After markets closed Thursday, American Outdoor Brands said it expects fiscal second-quarter non-GAAP (adjusted) earnings of $0.03 to $0.07 per share, well below the $0.20-per-share consensus estimate. For the full year the company now expects to make between $0.70 and $0.78 per share, below the $0.82 consensus.

A handgun with a lock and chain surrounding it.

China is the big unexpected headwind American Outdoor Brands is fighting, but gun control efforts continue to hang over the stock as well. Image source: Getty Images.

The company, manufacturer of Smith & Wesson brand firearms, earned $0.03 per share in its fiscal first quarter, a penny shy of estimates. Gross margin of 38.7% was below the 40% estimate due to increased promotions and marketing activities to make up for tepid demand. It's been a difficult climate for gun manufacturers as retailers, in the wake of some high-profile shootings, are increasingly feeling pressure to limit sales.

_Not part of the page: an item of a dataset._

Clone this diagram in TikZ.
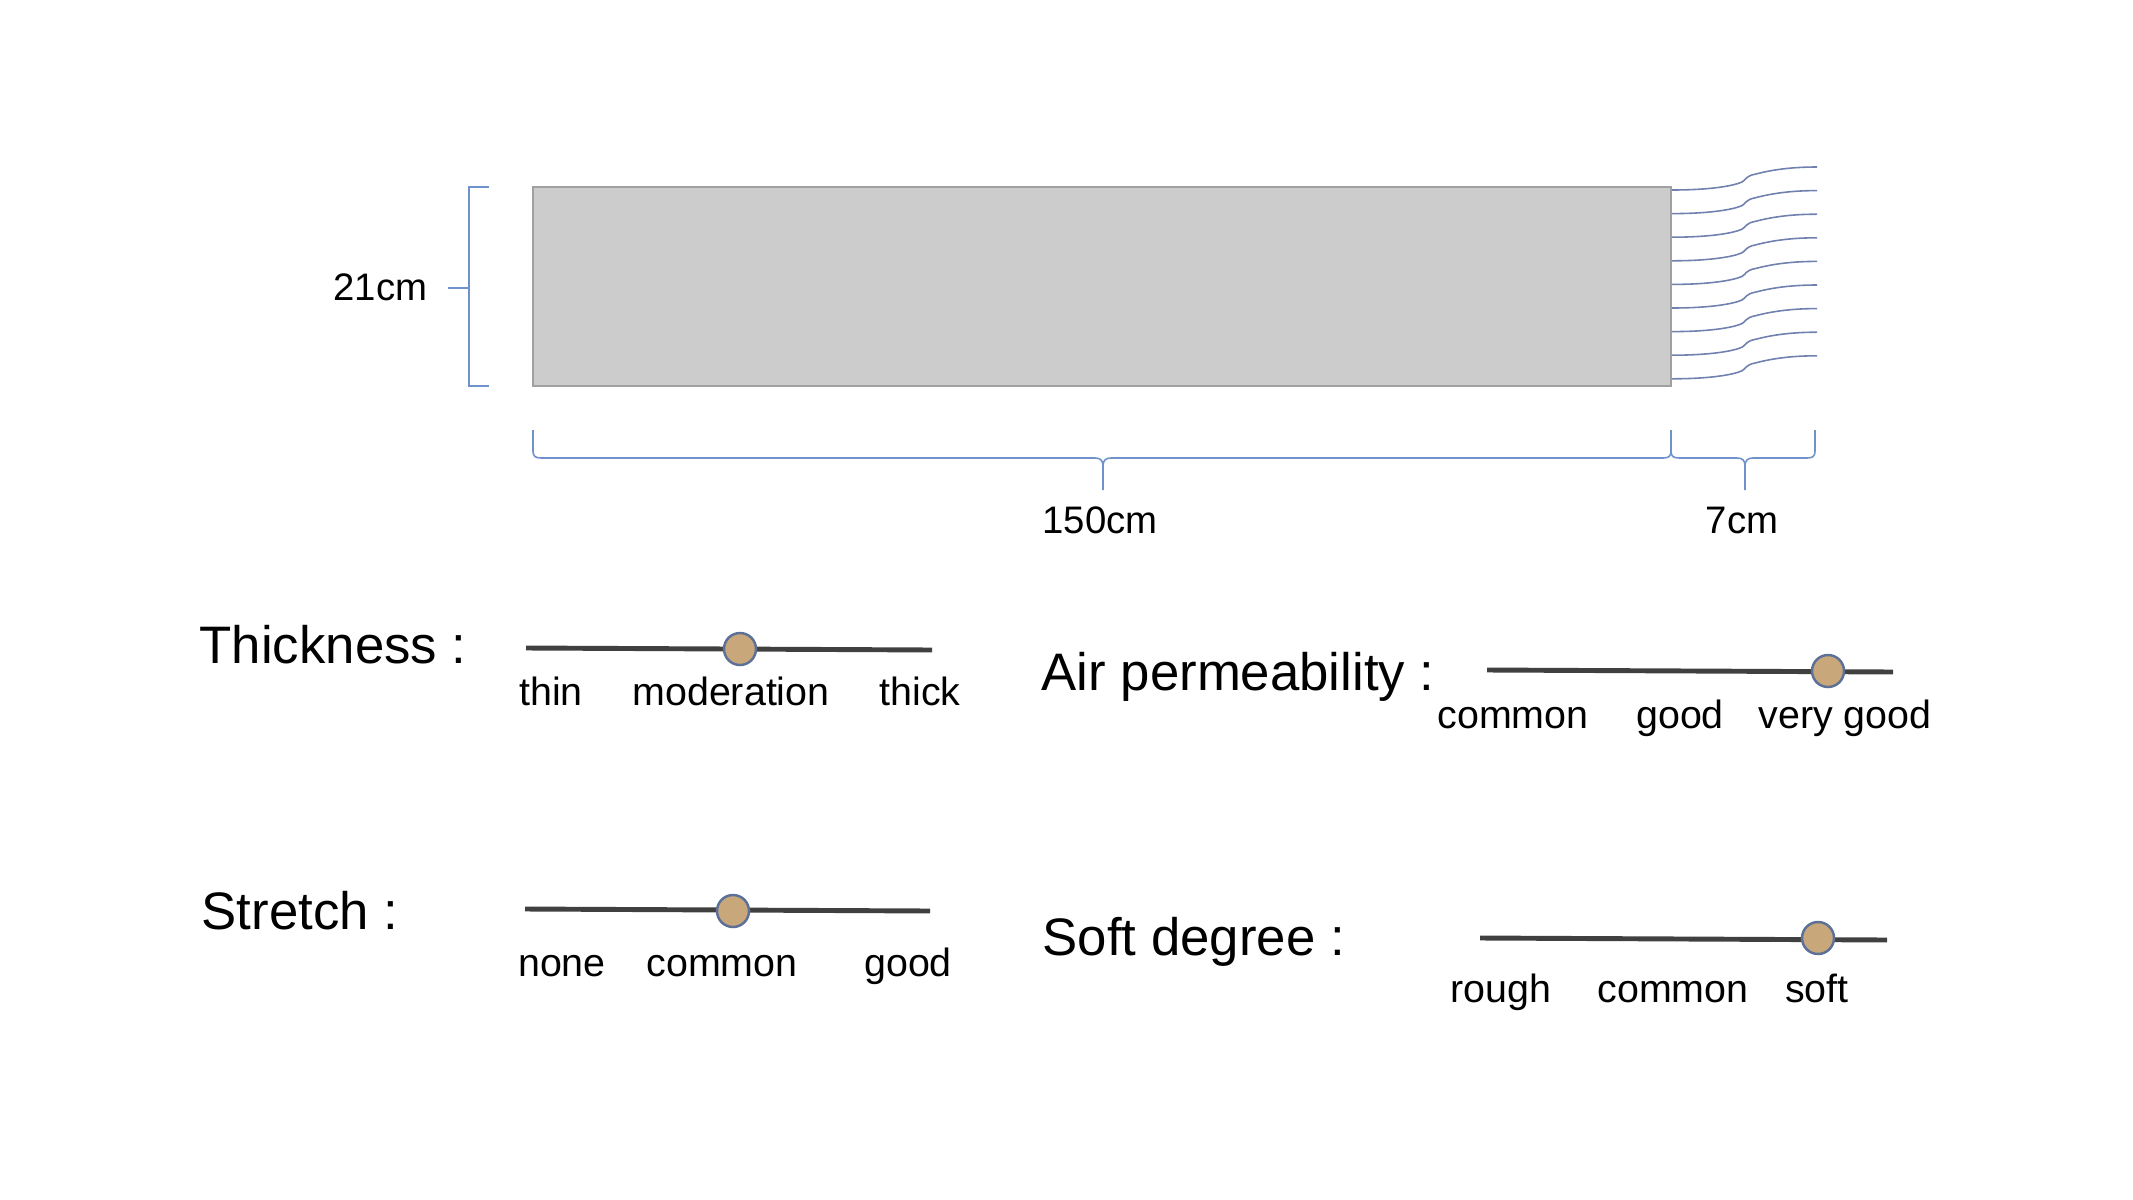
\documentclass[tikz,border=0pt]{standalone}
\usepackage{fontspec}
\setmainfont{Liberation Sans}
\definecolor{brcol}{RGB}{112,146,204}
\definecolor{frcol}{RGB}{112,128,175}
\definecolor{barcol}{RGB}{64,64,64}
\definecolor{knobfill}{RGB}{200,167,122}
\definecolor{knobdraw}{RGB}{92,112,152}
\definecolor{clothfill}{RGB}{204,204,204}
\definecolor{clothdraw}{RGB}{160,160,160}
\tikzset{
  title/.style={anchor=base west, inner sep=0pt, font=\fontsize{15}{18}\selectfont},
  lab/.style={anchor=base, inner sep=0pt, font=\fontsize{11.2}{13}\selectfont},
  dim/.style={anchor=base, inner sep=0pt, font=\fontsize{10.9}{13}\selectfont},
  bar/.style={draw=barcol, line width=1.4pt},
  knob/.style={circle, fill=knobfill, draw=knobdraw, line width=0.7pt, minimum size=0.32cm, inner sep=0pt},
  brace/.style={draw=brcol, line width=0.45pt},
  fringe/.style={draw=frcol, line width=0.45pt}
}
\begin{document}
\begin{tikzpicture}[x=0.01cm, y=-0.01cm]
\useasboundingbox (0,0) rectangle (2133,1200);
% cloth
\draw[fill=clothfill, draw=clothdraw, line width=0.6pt] (533,187) rectangle (1671,386);
% fringe
\foreach \k in {0,...,8} {
  \pgfmathsetmacro{\yy}{190+23.6*\k}
  \draw[fringe] (1672,\yy) .. controls (1710,\yy) and (1733,\yy-4) .. (1742,\yy-8)
     .. controls (1746,\yy-10) and (1745,\yy-14) .. (1756,\yy-16)
     .. controls (1775,\yy-21) and (1795,\yy-23) .. (1817,\yy-23);
}
% 21cm bracket
\coordinate (vt) at (489,187);
\coordinate (vb) at (489,386);
\coordinate (vm) at (469,288);
\draw[brace] (vt) -- (469,187) -- (469,386) -- (vb);
\draw[brace] (vm) -- (448,288);
\node[dim, anchor=base east] (h21) at (428,300) {21cm};
% 150cm brace
\coordinate (b1) at (533,430);
\coordinate (b2) at (1671,430);
\coordinate (b3) at (1815,430);
\coordinate (t1) at (1103,490);
\coordinate (t2) at (1745,490);
\draw[brace] (b1) -- (533,451) .. controls (533,456) and (535,458) .. (541,458) -- (1095,458)
   .. controls (1100,458) and (1103,460) .. (1103,466) -- (t1);
\draw[brace] (1103,466) .. controls (1103,460) and (1106,458) .. (1111,458) -- (1663,458)
   .. controls (1669,458) and (1671,456) .. (1671,451) -- (b2);
\draw[brace] (b2) -- (1671,451) .. controls (1671,456) and (1673,458) .. (1679,458) -- (1737,458)
   .. controls (1742,458) and (1745,460) .. (1745,466) -- (t2);
\draw[brace] (1745,466) .. controls (1745,460) and (1748,458) .. (1753,458) -- (1807,458)
   .. controls (1813,458) and (1815,456) .. (1815,451) -- (b3);
\node[dim] (w150) at (1100,533) {150cm};
\node[dim] (w7) at (1742,533) {7cm};
% Thickness
\node[title] (tth) at (199,663) {Thickness :};
\coordinate (th1) at (526,648);
\coordinate (th2) at (932,650);
\draw[bar] (th1) -- (th2);
\node[knob] (kth) at (740,649) {};
\node[lab] (th-a) at (551,705) {thin};
\node[lab] (th-b) at (731,705) {moderation};
\node[lab] (th-c) at (920,705) {thick};
% Air permeability
\node[title] (tair) at (1041,690) {Air permeability :};
\coordinate (ai1) at (1487,670);
\coordinate (ai2) at (1893,672);
\draw[bar] (ai1) -- (ai2);
\node[knob] (kai) at (1828,671) {};
\node[lab] (ai-a) at (1513,728) {common};
\node[lab] (ai-b) at (1680,728) {good};
\node[lab] (ai-c) at (1845,728) {very good};
% Stretch
\node[title] (tst) at (201,929) {Stretch :};
\coordinate (st1) at (525,909);
\coordinate (st2) at (930,911);
\draw[bar] (st1) -- (st2);
\node[knob] (kst) at (733,911) {};
\node[lab] (st-a) at (562,976) {none};
\node[lab] (st-b) at (722,976) {common};
\node[lab] (st-c) at (908,976) {good};
% Soft degree
\node[title] (tso) at (1042,955) {Soft degree :};
\coordinate (so1) at (1480,938);
\coordinate (so2) at (1887,940);
\draw[bar] (so1) -- (so2);
\node[knob] (kso) at (1818,938) {};
\node[lab] (so-a) at (1501,1002) {rough};
\node[lab] (so-b) at (1673,1002) {common};
\node[lab] (so-c) at (1817,1002) {soft};
\end{tikzpicture}
\end{document}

The bigger concern for now is China, with American Outdoor Brands warning it expects a headwind of $5 million, or $0.06 per share, in the second half of its fiscal year due to tariffs and trade disruptions. CEO P. James Debney on a call with investors said the company has done what it can to mitigate the impact of tariffs, but that there is only so much that can be done quickly.

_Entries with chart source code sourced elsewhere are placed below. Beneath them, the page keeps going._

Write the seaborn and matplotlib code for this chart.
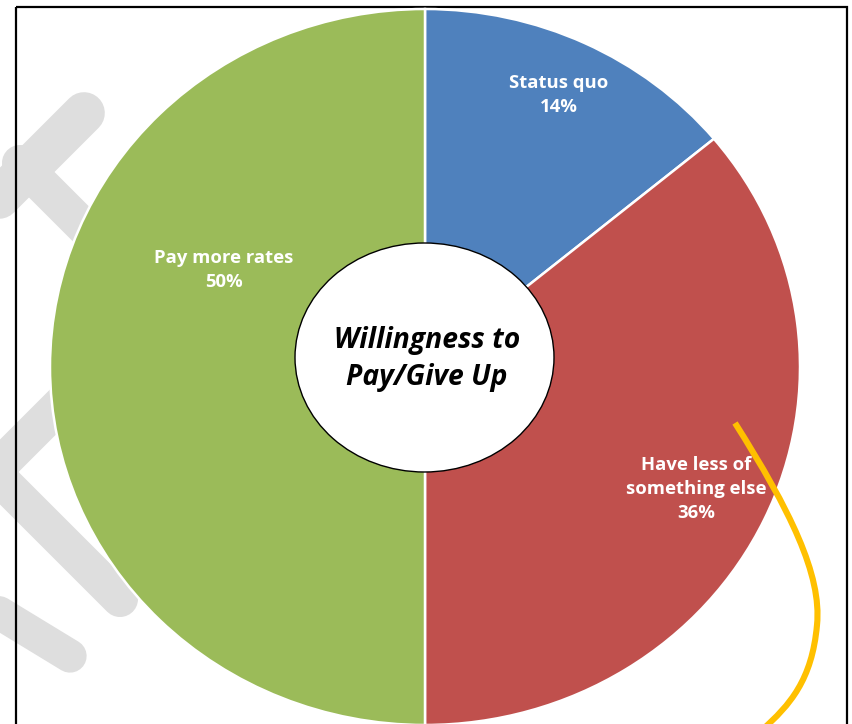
import numpy as np
import matplotlib
matplotlib.use("Agg")
import matplotlib.pyplot as plt
from matplotlib.patches import Ellipse, Rectangle, PathPatch
from matplotlib.path import Path
import seaborn as sns

# Survey shares
categories = ["Status quo", "Have less of\nsomething else", "Pay more rates"]
shares = [14, 36, 50]
slice_colors = ["#4F81BD", "#C0504D", "#9BBB59"]
center_title = "Willingness to\nPay/Give Up"

sns.set_theme(style="white")
plt.rcParams["font.family"] = ["Open Sans", "DejaVu Sans"]

W, H = 852, 724
fig = plt.figure(figsize=(W / 100, H / 100), dpi=100)
fig.patch.set_facecolor("white")

# Pixel-space layers: background (watermark + frame) and foreground (hub + ribbon)
bg = fig.add_axes([0, 0, 1, 1], zorder=0)
fg = fig.add_axes([0, 0, 1, 1], zorder=2)
for a in (bg, fg):
    a.set_xlim(0, W)
    a.set_ylim(H, 0)
    a.axis("off")
    a.patch.set_alpha(0)

# Faint grey watermark strokes behind the pie
wm = dict(color="#DEDEDE", solid_capstyle="round", lw=30)
bg.plot([-60, 84], [257, 113], **wm)
bg.plot([20, 110], [163, 253], **dict(wm, lw=26))
bg.plot([80, -7, 120], [385, 472, 599], solid_joinstyle="miter", **dict(wm, lw=26))
bg.plot([-40, 70], [589, 656], **dict(wm, lw=24))

# Outer frame
bg.add_patch(Rectangle((16, 7), 831, 740, fill=False, ec="black", lw=1.6, zorder=5))

# Pie axes stretched to the slightly wide ellipse
ax = fig.add_axes([50 / W, -1 / H, 750 / W, 716 / H], zorder=1)
palette = sns.color_palette(slice_colors)
wedges, _ = ax.pie(
    shares,
    colors=palette,
    startangle=90,
    counterclock=False,
    radius=1.0,
    wedgeprops=dict(edgecolor="white", linewidth=1.8),
)
ax.set_aspect("auto")
ax.set_xlim(-1, 1)
ax.set_ylim(-1, 1)
ax.axis("off")

# Slice labels: mid-angle for the small slices, best-fit spot for the half
label_radius = [0.84, 0.80, 0.60]
angle_override = [None, None, 153.2]
for w, cat, val, r, ang in zip(wedges, categories, shares, label_radius, angle_override):
    theta = np.deg2rad(ang if ang is not None else (w.theta1 + w.theta2) / 2)
    ax.text(r * np.cos(theta), r * np.sin(theta), f"{cat}\n{val}%",
            ha="center", va="center", color="white", fontsize=13.3,
            fontweight="bold", linespacing=1.42)

# Central hub with the chart title
fg.add_patch(Ellipse((424.5, 357.5), 259, 229, fc="white", ec="black", lw=1.0))
fg.text(427, 359, center_title, ha="center", va="center", fontsize=20.3,
        fontweight="bold", fontstyle="italic", color="black", linespacing=1.36)

# Hand-drawn highlight ribbon
ribbon = Path(
    [(735, 423), (790, 510), (822, 575), (817, 625),
     (812, 680), (790, 705), (762, 730)],
    [Path.MOVETO, Path.CURVE4, Path.CURVE4, Path.CURVE4,
     Path.CURVE4, Path.CURVE4, Path.CURVE4],
)
fg.add_patch(PathPatch(ribbon, fill=False, ec="#FFC000", lw=4.4, capstyle="butt"))

fig.savefig("out.png", dpi=100, facecolor="white")
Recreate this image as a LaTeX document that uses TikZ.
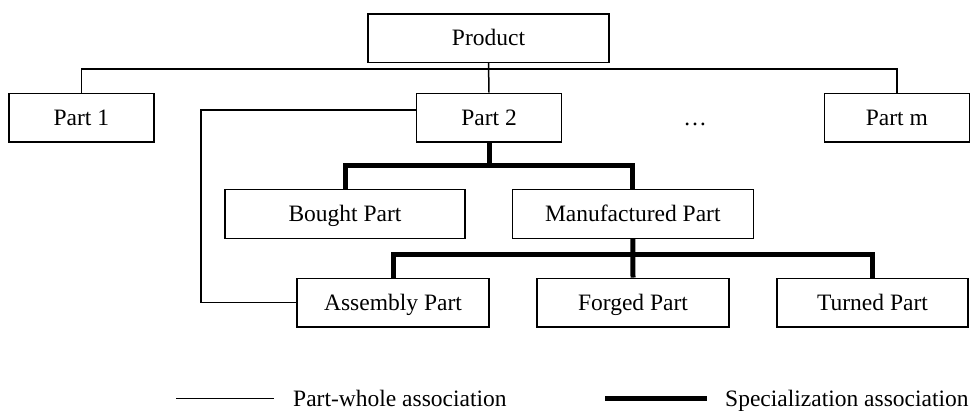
\documentclass[tikz,border=0pt]{standalone}
\usepackage{fontspec}
\setmainfont{Liberation Serif}
\begin{document}
\begin{tikzpicture}[x=1pt,y=-1pt,
  box/.style={draw,line width=1.5pt,inner sep=0pt,minimum height=48.5pt,
    font=\fontsize{23.5}{26}\selectfont,text height=15pt,text depth=0pt},
  thin/.style={line width=1.5pt},
  spec/.style={line width=5pt},
  lbl/.style={inner sep=0pt,font=\fontsize{23.5}{26}\selectfont}]
\useasboundingbox (0,0) rectangle (974,410);
\node[box,minimum width=241pt] (product) at (488.5,38) {Product};
\node[box,minimum width=145pt] (part1) at (81.3,117.5) {Part 1};
\node[box,minimum width=145pt] (part2) at (489,117.5) {Part 2};
\node[box,minimum width=145pt] (partm) at (896.8,117.5) {Part m};
\node[lbl,text height=15pt,text depth=0pt] (dots) at (695,117.5) {…};
\node[box,minimum width=240pt,minimum height=49pt] (bought) at (345,213.8) {Bought Part};
\node[box,minimum width=241pt,minimum height=49pt] (manuf) at (632.8,213.8) {Manufactured Part};
\node[box,minimum width=192pt] (assembly) at (393,302.5) {Assembly Part};
\node[box,minimum width=192pt] (forged) at (633,302.5) {Forged Part};
\node[box,minimum width=191pt] (turned) at (872.5,302.5) {Turned Part};
% part-whole
\coordinate (pbar) at (489,69);
\coordinate (pw) at (201,110);
\draw[thin] (product.south) -- (part2.north);
\draw[thin] (part1.north) |- (pbar) -| (partm.north);
\draw[thin] ([yshift=7.5pt]part2.west) -- (pw) |- (assembly.west);
% specialization
\coordinate (s1) at (489,165);
\coordinate (s2) at (633,254);
\draw[spec] (part2.south) -- (s1);
\draw[spec] (bought.north) |- (s1) -| (manuf.north);
\draw[spec] (manuf.south) -- (forged.north);
\draw[spec] (assembly.north) |- (s2) -| (turned.north);
% legend
\coordinate (la) at (176,398.5);
\coordinate (lb) at (274,398.5);
\coordinate (lc) at (605,398.5);
\coordinate (ld) at (707,398.5);
\draw[thin] (la) -- (lb);
\draw[spec] (lc) -- (ld);
\node[lbl,anchor=base west] (l1) at (293,406.5) {Part-whole association};
\node[lbl,anchor=base west] (l2) at (725,406.5) {Specialization association};
\end{tikzpicture}
\end{document}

"Our supply chain in China is relatively sophisticated compared to those available in other low-cost countries, so rapid change is difficult," Debney said. "In addition, to bring in an entirely new manufacturer online takes time, and the duration of the tariff is still very unclear."

Now what

Following Friday's sell-off, shares of American Outdoor Brands are down nearly 50% for the year and are trading at a multiyear low. The company is ramping up a new Missouri distribution facility that should help streamline operations and eventually help offset some of the tariff costs, but it could be fiscal 2021 before the impact of the new facility is really felt.

American Outdoor shares are certainly cheap relative to recent history, but given the lack of clarity on issues outside the company's control, including trade wars and firearm demand, there is no sure reason for them to climb any time soon.